Woodyard adds that diversity at Denison “has changed dramatically. In my time there was one African-American, and it wasn’t a very safe place for him to be.” Woodyard says the student lived in the president’s house, which now houses the Beth Eden admissions and financial aid offices. Monomoy Place, he says, was once a dormitory and a fraternity house, and jokes “it had gotten pretty run-down with students living in it,” but was remodeled eventually to have the “president living in town and near the arts.”
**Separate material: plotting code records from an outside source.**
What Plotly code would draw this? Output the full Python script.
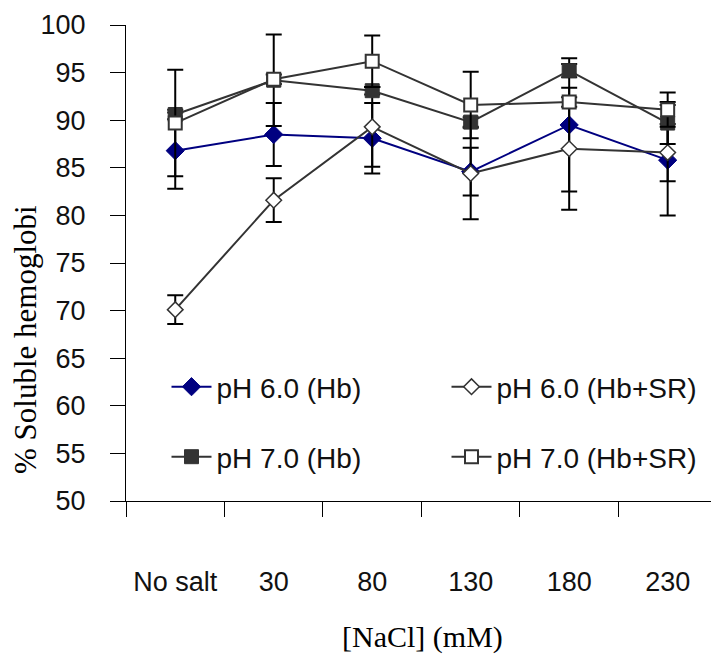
import plotly.graph_objects as go

categories = ["No salt", "30", "80", "130", "180", "230"]

ph6_hb = [86.8, 88.5, 88.1, 84.6, 89.5, 85.8]
ph6_hb_err = [4.0, 3.3, 3.7, 2.5, 7.0, 5.8]

ph6_sr = [70.1, 81.6, 89.3, 84.4, 87.0, 86.6]
ph6_sr_err = [1.5, 2.3, 4.2, 4.8, 6.4, 3.0]

ph7_hb = [90.6, 94.2, 93.1, 89.8, 95.2, 89.7]
ph7_hb_err = [0.5, 4.8, 0.4, 0.5, 0.7, 2.2]

ph7_sr = [89.7, 94.3, 96.2, 91.6, 91.9, 91.1]
ph7_sr_err = [5.6, 0.5, 2.7, 3.5, 0.5, 1.8]

y_ticks = [50, 55, 60, 65, 70, 75, 80, 85, 90, 95, 100]

GRAY = "#333333"
NAVY = "#000080"
SANS = "Liberation Sans"
SERIF = "Liberation Serif"

L, R, T, B = 126, 0, 25, 153
W, H = 711, 654
PW, PH = W - L - R, H - T - B


def px_x(p):
    return (p - L) / PW


def px_y(p):
    return (H - B - p) / PH


def err(vals):
    return dict(type="data", array=vals, visible=True, color="black",
                thickness=2, width=8)


fig = go.Figure()
fig.add_trace(go.Scatter(
    x=categories, y=ph6_hb, name="pH 6.0 (Hb)", mode="lines+markers",
    line=dict(color=NAVY, width=2),
    marker=dict(symbol="diamond", size=14, color=NAVY, line=dict(color=NAVY, width=1)),
    error_y=err(ph6_hb_err), legend="legend"))
fig.add_trace(go.Scatter(
    x=categories, y=ph6_sr, name="pH 6.0 (Hb+SR)", mode="lines+markers",
    line=dict(color=GRAY, width=2),
    marker=dict(symbol="diamond", size=12, color="white", line=dict(color=GRAY, width=1.5)),
    error_y=err(ph6_sr_err), legend="legend2"))
fig.add_trace(go.Scatter(
    x=categories, y=ph7_hb, name="pH 7.0 (Hb)", mode="lines+markers",
    line=dict(color=GRAY, width=2),
    marker=dict(symbol="square", size=14, color=GRAY, line=dict(color=GRAY, width=1)),
    error_y=err(ph7_hb_err), legend="legend3"))
fig.add_trace(go.Scatter(
    x=categories, y=ph7_sr, name="pH 7.0 (Hb+SR)", mode="lines+markers",
    line=dict(color=GRAY, width=2),
    marker=dict(symbol="square", size=13, color="white", line=dict(color=GRAY, width=2)),
    error_y=err(ph7_sr_err), legend="legend4"))

legend_common = dict(orientation="h", xanchor="left", yanchor="middle",
                     font=dict(family=SANS, size=28, color="#111111"),
                     bgcolor="rgba(0,0,0,0)", itemwidth=40)

col1, col2 = px_x(218 - 51.5), px_x(498 - 51.5)
row1, row2 = px_y(387), px_y(457)

fig.update_layout(
    width=W, height=H,
    margin=dict(l=L, r=R, t=T, b=B),
    paper_bgcolor="white", plot_bgcolor="white",
    showlegend=True,
    legend=dict(x=col1, y=row1, **legend_common),
    legend2=dict(x=col2, y=row1, **legend_common),
    legend3=dict(x=col1, y=row2, **legend_common),
    legend4=dict(x=col2, y=row2, **legend_common),
    xaxis=dict(
        type="category", categoryorder="array", categoryarray=categories,
        range=[-0.5, 5.44], tickson="boundaries",
        ticks="outside", ticklen=15, tickcolor="black", tickwidth=1,
        showline=True, linecolor="black", linewidth=1,
        showgrid=False, zeroline=False, automargin=False,
        tickfont=dict(family=SANS, size=27, color="#111111"),
        ticklabelstandoff=57,
    ),
    yaxis=dict(
        range=[50, 100], tickvals=y_ticks,
        ticks="outside", ticklen=15, tickcolor="black", tickwidth=1,
        showline=True, linecolor="black", linewidth=1,
        showgrid=False, zeroline=False, automargin=False,
        tickfont=dict(family=SANS, size=27, color="#111111"),
        ticklabelstandoff=19,
    ),
    annotations=[
        dict(text="[NaCl] (mM)", xref="paper", yref="paper",
             x=px_x(422), y=px_y(637), xanchor="center", yanchor="middle",
             showarrow=False, font=dict(family=SERIF, size=30, color="black")),
        dict(text="% Soluble hemoglobi", xref="paper", yref="paper",
             x=px_x(25), y=px_y(340), xanchor="center", yanchor="middle",
             textangle=-90, showarrow=False,
             font=dict(family=SERIF, size=31, color="black")),
    ],
)

fig.write_html("out.html", config={"displayModeBar": False},
               post_script="document.body.style.margin='0';")
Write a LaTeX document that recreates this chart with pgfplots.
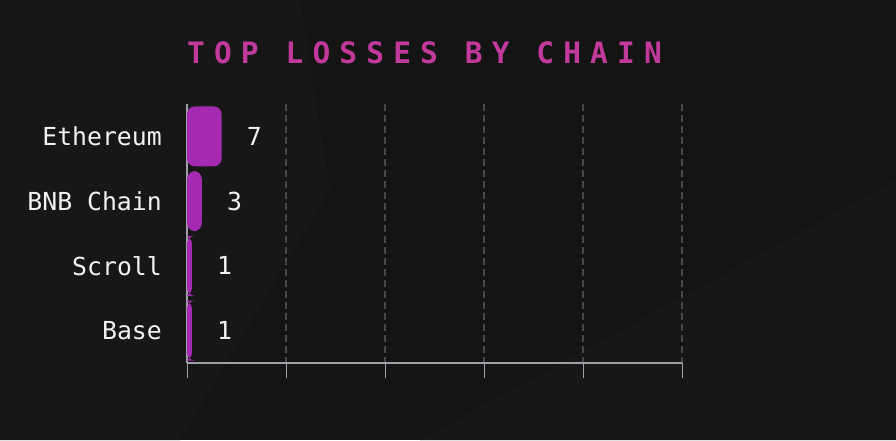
\documentclass[border=0pt]{standalone}
\usepackage{pgfplots}
\pgfplotsset{compat=1.18}
\usepackage{pgfplotstable}
\usepackage{fontspec}
\setmainfont{DejaVu Sans Mono}
\newfontfamily\titlefont[LetterSpace=31]{DejaVu Sans Mono}
\definecolor{bgc}{HTML}{141414}
\definecolor{bgl}{HTML}{171717}
\definecolor{barc}{HTML}{A52AB2}
\definecolor{titlec}{HTML}{C2399C}
\definecolor{gridc}{HTML}{474747}
\definecolor{axisc}{HTML}{A0A0A8}
\definecolor{txtc}{HTML}{F2F2F2}

\pgfplotstableread{
label value
Ethereum 7
{BNB Chain} 3
Scroll 1
Base 1
}\losses

\begin{document}
\begin{tikzpicture}[x=1pt,y=1pt]
\fill[bgc] (0,0) rectangle (896,440);
\fill[bgl] (0,440) -- (300,440) -- (330,250) -- (180,0) -- (0,0) -- cycle;
\fill[bgl] (420,0) -- (896,260) -- (896,0) -- cycle;
\node[anchor=base west, inner sep=0pt, text=titlec] at (187,376)
  {\titlefont\bfseries\fontsize{29.5}{32}\selectfont TOP LOSSES BY CHAIN};
\begin{axis}[
  at={(187pt,77pt)}, anchor=south west,
  scale only axis, width=495pt, height=259pt,
  /pgf/number format/assume math mode=true,
  xbar, bar width=60pt,
  xmin=10, xmax=110,
  ymin=-0.5, ymax=3.5, y dir=reverse,
  axis x line*=bottom, axis y line*=left,
  axis line style={draw=axisc, line width=1.2pt, -},
  xtick={10,30,50,70,90,110}, xticklabels={},
  xtick style={draw=axisc, line width=1pt},
  tick align=outside, major tick length=15pt,
  ytick={0,1,2,3},
  yticklabels from table={\losses}{label},
  ytick style={draw=none},
  yticklabel style={anchor=east, inner sep=0pt, xshift=-10pt, text=txtc,
     font=\fontsize{24.8}{28}\selectfont},
  xmajorgrids,
  major grid style={draw=gridc, line width=1.2pt, dash pattern=on 7pt off 4pt},
  nodes near coords,
  nodes near coords style={anchor=west, inner sep=0pt, xshift=25pt, text=txtc,
     font=\fontsize{24.8}{28}\selectfont},
  point meta=explicit,
]
\addplot[fill=barc, draw=none, rounded corners=8pt]
  table[x expr=\thisrow{value}+10, y expr=\coordindex, meta=value] {\losses};
\end{axis}
\end{tikzpicture}
\end{document}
Student life has also changed a lot since Woodyard’s time. “Another dramatic change is in relation to the sorority and fraternity ratio. When I was a student it was 98% Greek, and Rush took place at the end of freshman orientation,” says Woodyard. “Frequently, if someone didn’t get a pledge, they left.” Woodyard adds that “in some ways, one of the biggest changes in the economic background of the people here. There was virtually no financial aid of any significance.” In the class of 1954, Woodyard says two students were given $500 scholarships: Tom Skidmore, who went on to become an academic historian, and one of Denison’s most famous alumni, former Indiana Senator Dick Lugar. “That was kind of a breakthrough. And everybody was from places like Darien, Connecticut, or in my case, Oak Park, Illinois,” says Woodyard. “There’s an enormous economic diversity now.”
Woodyard says that academic ability of students “has escalated dramatically,” and adds that as students “get more advanced, you learn more from students and learn more with them.” He says he thinks of learning as a “partnership, and as students get more able, they are able to enter into a significant learning partnership.”
When not teaching on the Hill, he says he likes to have dates with his wife Joanne Woodyard ’55. Joanne is an artist whose work can be found in the Readers’ Garden Book Store in Granville (as well as in Woodyard’s office). “We’re good friends,” Woodyard says with a smile.
The Woodyards also have two daughters: Sarah, a veterinary technician, and Kim, a psychiatrist who recently finished her fellowship.
One thing that hasn’t changed for Woodyard is the relationship he has with students.
When asked about his favorite things at Denison, Woodyard says “I’ve always cherished and enjoyed the relationship with students. And while that relationship has diversified over time, I wouldn’t have stayed at Denison if I didn’t enjoy the kind of students that are here.”